In a separate segment of the video, McAdams continues, "I hope it's a thrilling ride for them, and I hope De Palma fans will enjoy it. I hope there will be new De Palma fans because of it. I think he's doing a really unique thing. I think he's got his own stamp he's putting on his films, and I think it's very cool, I think it's brave, and brazen. So yeah, I hope new people will join the De Palma club."
"He said he was fortunate to be in a new group of directors, but 'it’s a small group and it’s not going to get any bigger.' For Passion, DePalma had passed the script to his fellow directors and originally included a convoluted dream-within-a-dream structure that they eventually convinced him to discard. 'They read it and they liked the script very much but I’d done this dream sequence and done a take off on Inception, a movie I quite liked. And the whole idea was the phone was in the safe in the third level dream and my fellow directors looked at me and said, "Get rid of that.”'
"'It took three of us, too.' Baumbach added.

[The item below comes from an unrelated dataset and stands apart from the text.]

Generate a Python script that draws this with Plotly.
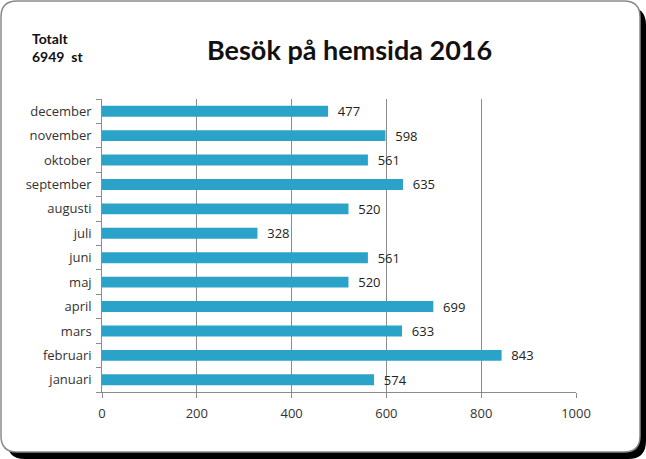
import plotly.graph_objects as go

months = ["januari", "februari", "mars", "april", "maj", "juni", "juli",
          "augusti", "september", "oktober", "november", "december"]
visits = [574, 843, 633, 699, 520, 561, 328, 520, 635, 561, 598, 477]
x_ticks = [0, 200, 400, 600, 800, 1000]
title_text = "Besök på hemsida 2016"
total_text = "Totalt<br>6949  st"

W, H = 646, 459
L, R, T, B = 102, 70, 99, 67
FONT = "Lato, Open Sans, sans-serif"
TFONT = "Open Sans, sans-serif"

def px(x):
    return x - L

def py(y):
    return (H - B) - y

def rounded(x0, y0, x1, y1, r):
    X0, X1 = px(x0), px(x1)
    Y0, Y1 = py(y0), py(y1)  # Y0 top (larger), Y1 bottom
    return (f"M {X0+r},{Y0} L {X1-r},{Y0} Q {X1},{Y0} {X1},{Y0-r} "
            f"L {X1},{Y1+r} Q {X1},{Y1} {X1-r},{Y1} L {X0+r},{Y1} "
            f"Q {X0},{Y1} {X0},{Y1+r} L {X0},{Y0-r} Q {X0},{Y0} {X0+r},{Y0} Z")

fig = go.Figure()
fig.add_trace(go.Bar(
    y=months, x=visits, orientation="h",
    marker=dict(color="#2ba3c8", line=dict(width=0)),
    text=["\u00a0\u00a0" + str(v) for v in visits], textposition="outside",
    constraintext="none",
    textfont=dict(family=TFONT, size=13, color="#222222"),
    cliponaxis=False, width=0.45,
))

common = dict(xref="paper", yref="paper", xanchor=0, yanchor=0,
              xsizemode="pixel", ysizemode="pixel", layer="below")
shapes = [
    dict(type="path", path=rounded(7, 7, 646, 459, 18), fillcolor="#000000",
         line=dict(width=0), **common),
    dict(type="path", path=rounded(1, 1, 640, 452, 16), fillcolor="white",
         line=dict(color="#8a8a8a", width=1.5), **common),
]

fig.update_layout(
    width=W, height=H,
    margin=dict(l=L, r=R, t=T, b=B),
    paper_bgcolor="white", plot_bgcolor="rgba(0,0,0,0)",
    showlegend=False,
    shapes=shapes,
    font=dict(family=TFONT, size=13, color="#333333"),
    annotations=[
        dict(text=f"<b>{title_text}</b>", xref="paper", yref="paper",
             x=(349 - L) / (W - L - R), y=(H - B - 50) / (H - T - B),
             xanchor="center", yanchor="middle", showarrow=False,
             font=dict(family=FONT, size=27, color="#111111")),
        dict(text=f"<b>{total_text}</b>", xref="paper", yref="paper",
             x=(30 - L) / (W - L - R), y=(H - B - 47) / (H - T - B),
             xanchor="left", yanchor="middle", showarrow=False, align="left",
             font=dict(family=FONT, size=14, color="#111111")),
    ],
    xaxis=dict(range=[0, 1000], tickvals=x_ticks, ticktext=[str(t) for t in x_ticks],
               showgrid=True, gridcolor="#8c8c8c", gridwidth=1,
               showline=True, linecolor="#8c8c8c", linewidth=1,
               ticks="outside", ticklen=5, tickcolor="#8c8c8c",
               zeroline=False, tickfont=dict(family=TFONT, size=13, color="#333333"),
               ticklabelstandoff=4, mirror=False),
    yaxis=dict(categoryorder="array", categoryarray=months,
               showline=True, linecolor="#8c8c8c", linewidth=1,
               ticks="outside", ticklen=5, tickcolor="#8c8c8c",
               tickson="boundaries", showgrid=False,
               tickfont=dict(family=TFONT, size=13, color="#333333"),
               ticksuffix="\u00a0\u00a0"),
)

fig.write_html("out.html")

"'It was unanimous, when you have unanimous consent [that’s what you do]. So it’s very helpful,' DePalma said.
“'There is an isolated experience to being a director,' Baumbach said. 'It’s very communal because there’s a crew, but it’s only you. You’re the one on the hook. And seeing it in the tradition of Brian and the people he came up with and hearing stories of how they worked on each other's movies. And Steven [Spielberg] came in on the set of Scarface and directed a few shootouts in the final big battle. Both it’s cool to hear those things and it opened us up. It made it less precious in a way, all of us, we can talk about it and help each other.' When Wes was having trouble coming up with how to visualize shooting wind for the climax of his latest Moonrise Kingdom he turned to De Palma who offered up a solution: make sure you have things in the air. Simple, but it works.
“'Essentially we feel the same about movies and moviemaking but we come at it in entirely different ways,' said Baumbach."